Mark Tibbert,Partner at Thomas Westcott Chartered Accountants, picks out the key points from Chancellor Rishi Sunak’s Autumn Budget and Spending Review.
This was the first time the current Chancellor has had a chance to consider delivering a Budget Statement without national restrictions being in place.
Although the impacts of Covid are still being felt, there are clear signs of an economic bounce back, and with the forecast revenues ahead of when he gave his last Budget in March 2021 this has given the Chancellor the opportunity to be more optimistic.
Although breaking with tradition, to the annoyance of some, the Chancellor and the government had released statements ahead of the statement on some key policy changes. Most notably;
Increased spending for:
- Transport – £6.9bn (albeit this is only a real £1.5bn as it includes the 2019 promise of £4.2bn)
- Health – £5.9bn to tackle the backlog in the NHS
- Health research – £5bn over the next three years to help R&D
- Education – £2.6bn to create new school places for those with special education needs, and £1.6bn over three years for the rollout of new T-Levels
- The removal of the public sector pay freeze.
An increase in the National Living Wage to £9.50 from April 2022, which it is expected will benefit around two million individuals.
With so many giveaways ahead of his statement we were slightly apprehensive as to how this would be paid for.

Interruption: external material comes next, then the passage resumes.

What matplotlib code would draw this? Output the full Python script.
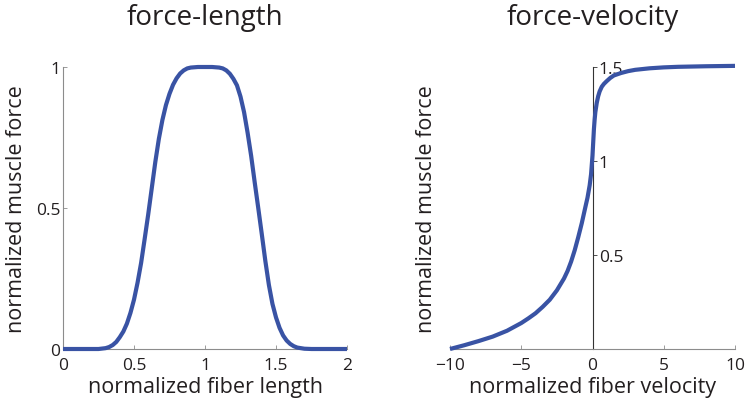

However, it seemed the rabbit out of the hat in his statement was the absence of any real increases. Instead it seemed it was all about more giveaways with a continued focus on encouraging investment and growth, but always with an eye on keeping the books balanced.
Although as always the devil will be in the detail as we work through the pages of documents released after he finished speaking the main points to come from his speech were:
Despite comments made by some over the last few weeks, inflation is rising and he acknowledged that the price increases that we are all suffering will be with us into the New Year.
A new Charter for Budget Responsibility will be put to a vote in the House to show the commitment to fiscal responsibility and balancing the country’s books.
On taxation specific points, again it was predominantly all good news, with no increases in tax other than the previously announced Health and Social Care Levy which is in effect a 1.25% tax increase on all earnings and dividends.
For those in the South West the key plus points to take away were:
- The 100% tax relief available to businesses on the first £1m of capital spend will be extended until 31 March 2023.
- Air Passenger Duty rates for domestic flights will be cut, this could help our local airports in the South West become more sustainable transport hubs for the region.
- Business Rates, a contentious subject, will not be abolished as some had been calling for. However, a 50% rates relief for retail and hospitality businesses will be welcome news for those industries and with a cap of £110,000 per property should help many of our businesses across the South West get full benefit.
- Alcohol duties featured prominently, and with a simplification and drop in rates for lower strength drinks, further relief for draught sales and a levelling up of sparkling wine with wine will all be welcome news to the Regions drinks producers.
- Finally, for individuals although arguably only a small step a reduction in the tapering of the Universal Credit withdrawal for those taking on work will help many reliant on it for income.
All in all, it was a promising statement and with a final statement that the Chancellor would be looking to bring in tax cuts before the end of their term should be seen as welcome news by many.
Mark Tibbert BFP FCA
Mark Tibbert is a Partner at Thomas Westcott and is based across the firm’s Barnstaple and Bideford offices.
Mark has a particular interest in tax advice and has advised owner-managed businesses through to international corporate organisations on reorganisations, acquisitions and disposals, and share schemes.
“I’ve advised on the UK tax aspects for acquirers and vendors of deals from £100,000 through to £80million+, covering the structure of the transactions from both a corporate and personal tax perspective, negotiating tax warranties and indemnities, and compiling due diligence reports.”
Mark is a keen cyclist and can be found scaling hillsides and mountains around the country with his mountain bike on his days off.